Le scissioni sono piuttosto rare nel sistema politico britannico e sono ancora più rare quelle che hanno successo, portando alla nascita di una nuova forza politica. Sono infatti fortemente disincentivate dal sistema elettorale, il cosiddetto “first past the post” (“il primo prende tutto”): per eleggere un parlamentare è necessario ottenere la maggioranza relativa in un collegio, e questo rende molto complicato per i piccoli partiti eleggere rappresentanti.
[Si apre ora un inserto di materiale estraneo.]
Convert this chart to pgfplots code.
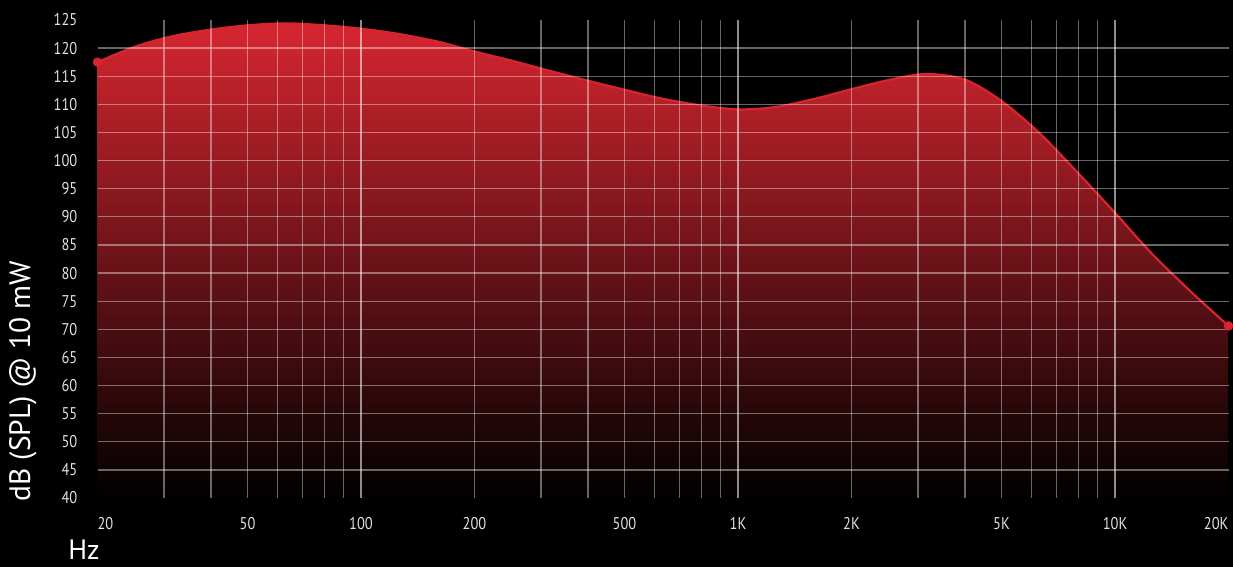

Un partito con il 10 per cento dei voti a livello nazionale, quindi, non eleggerebbe nemmeno un deputato se non ottenesse la maggioranza relativa dei voti in almeno un collegio. Alle ultime elezioni, per esempio, i Liberal Democratici hanno ottenuto quasi l’8 per cento dei voti a livello nazionale, ma hanno ottenuto meno del 2 per cento dei seggi.

A differenza dell’Italia, inoltre, il leader del partito non ha totale libertà nello scegliere chi candidare alle elezioni, eliminando dalle liste i propri avversari interni (questo timore è dietro a molte delle scissioni a cui abbiamo assistito nel nostro paese). Nel Regno Unito, i parlamentari uscenti hanno per tradizione il diritto automatico a essere ricandidati nel loro collegio e per sostituirli è necessario avviare una controversa e complessa procedura, il cosiddetto “deselect“, nella quale l’ultima parola spetta alla sezione locale del partito. Per questo, di solito, le scissioni sono motivate da profondi e insanabili disaccordi politici.

Nella conferenza stampa in cui hanno annunciato la scissione, i sette parlamentari hanno parlato di divergenze con i vertici del partito guidato da Jeremy Corbyn, considerato rappresentante dell’ala più a sinistra dei Laburisti. Anche se sono d’accordo nel loro giudizio complessivo sullo stato del partito, ognuno dei sette ha fornito ragioni differenti per spiegare la sua decisione.

Luciana Berger, una dei parlamentari che si sono dimessi, ha accusato il Partito laburista di essere «istituzionalmente antisemita» e di non essere stato in grado di fermare l’odio rivolto da alcuni suoi membri contro gli ebrei. Le accuse di antisemitismo nel partito, e quelle di complicità rivolte a Corbyn, sono una storia che va avanti da molto tempo. Berger ha inoltre parlato di cultura di bullismo, intolleranza e intimidazione.

Chris Leslie, un altro dei fuoriusciti, ha detto che sarebbe irresponsabile far diventare Corbyn primo ministro e ha accusato la leadership Laburista di avere «un’ideologia ristretta e superata», concentrata solo sulla divisione tra oppressi e oppressori. Mike Gapes ha detto infine di essere furioso con i vertici Laburisti su Brexit, accusandoli di continuare a facilitare l’uscita del Regno Unito dall’UE. Leslie e Gapes sono i due che hanno messo Brexit maggiormente al centro delle loro scelte.

Entrambi, come la maggioranza dei parlamentari, dei militanti e degli elettori del partito, sono dei “remainer”, sostenitori della permanenza del Regno Unito nell’Unione Europea. La loro opinione è che il partito dovrebbe schierarsi apertamente per bloccare Brexit e indire un secondo referendum. Corbyn, invece, pur avendo fatto campagna per restare nell’Unione nel 2016, sembra oramai aver accettato il risultato del referendum e appare preoccupato soprattutto dall’idea di perdere sostegno tra gli elettori laburisti che votarono a favore di Brexit.